COVID-19 anti-vaccine culture and its consequences
While many students and young people in South Dakota laugh and brush off the idea of ever getting COVID-19 and the possible implications, more and more young people die every day of the disease. Yet virtually 0% of the nearly 1,700 people dying every day are currently vaccinated.
Despite all of this, people still fight and argue against getting the shot, even going as far as quitting their jobs as a result of vaccine mandates.
When someone works directly with COVID-19 patients daily and sees the aftermath of the disease, no words can explain the frustration and disappointment with the anti-vaccine rhetoric.
Every day in South Dakota, nurses are seeing more and more young people come into the hospital with COVID-19. Some are requiring nearly 60 liters of oxygen simply to survive, and others are being put on ventilators despite sometimes being as young as 19 years old.
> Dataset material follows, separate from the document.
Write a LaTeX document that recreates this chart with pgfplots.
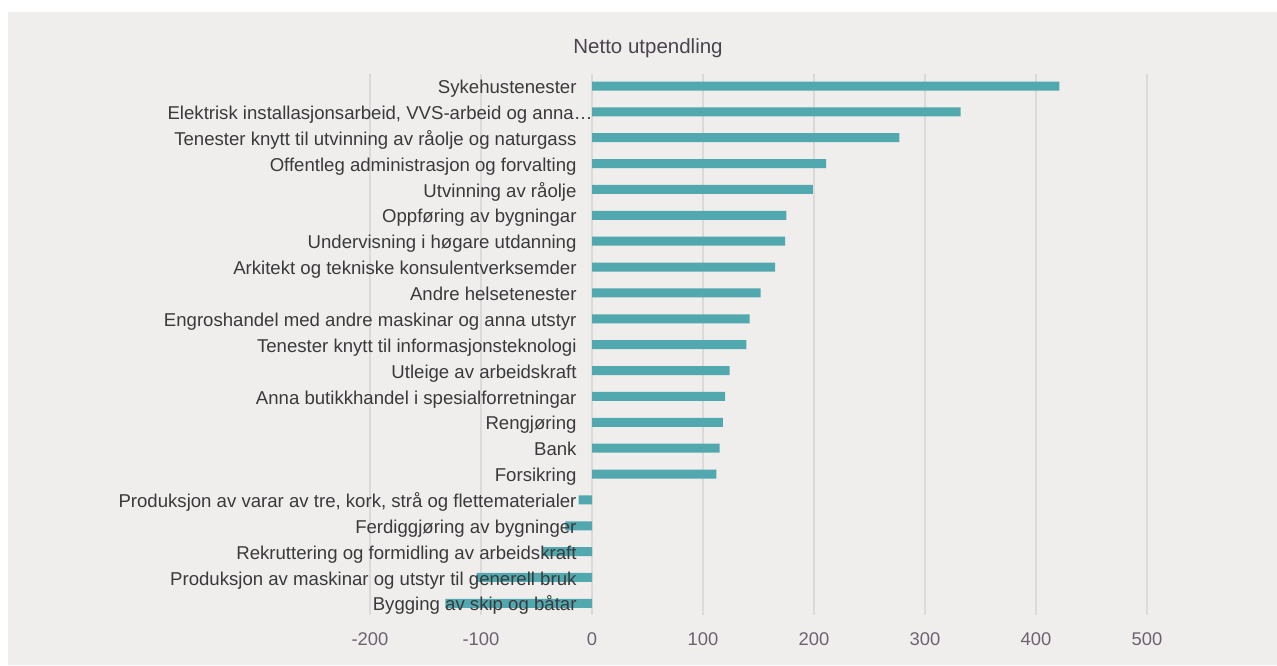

Meanwhile, people are protesting outside of hospitals against the newly placed vaccine protocols. The disconnect between the two is unimaginable. You wish you could take all those people into these COVID-19 units and show them the insanity and aftermath of this disease, but after so many sob stories and pleading to those who refuse, you just cannot do it anymore.
Yet, as the nearly 50% of South Dakotans refusing to get the vaccine continue to refuse, hospital staff are still continuing to fully gown up and begin another day of watching the unvaccinated die. The disease continues to mutate as it passes around and takes over those who were given the chance to save themselves.
While many parts over the course of this disease have been extremely frustrating, watching people die in front of you, even when it could have been easily prevented, has got to take the cake.
Often, these effects of the unvaccinated are not only felt by adult-aged persons. While anti-vaccine adults continue to bathe in their ignorance and ignore the tragedy around them, those who cannot get the vaccine are forced to face it.
An eight-year-old girl in Sioux Falls cannot go to grocery stores, cannot feel safe in school, and does not feel safe being around groups of people because she is immunocompromised. She knows that if she gets the disease, there is a very high chance she will not make it out alive. As her family drives by the protesters outside of Sanford Hospital, she bawls into my chest knowing what that means for her.
There are no words that can explain that level of hurt and disappointment in our community. The worst part? She is not the only child thinking these thoughts.
South Dakota has a solution to change the path of destruction following COVID-19. It’s simple: get the vaccine.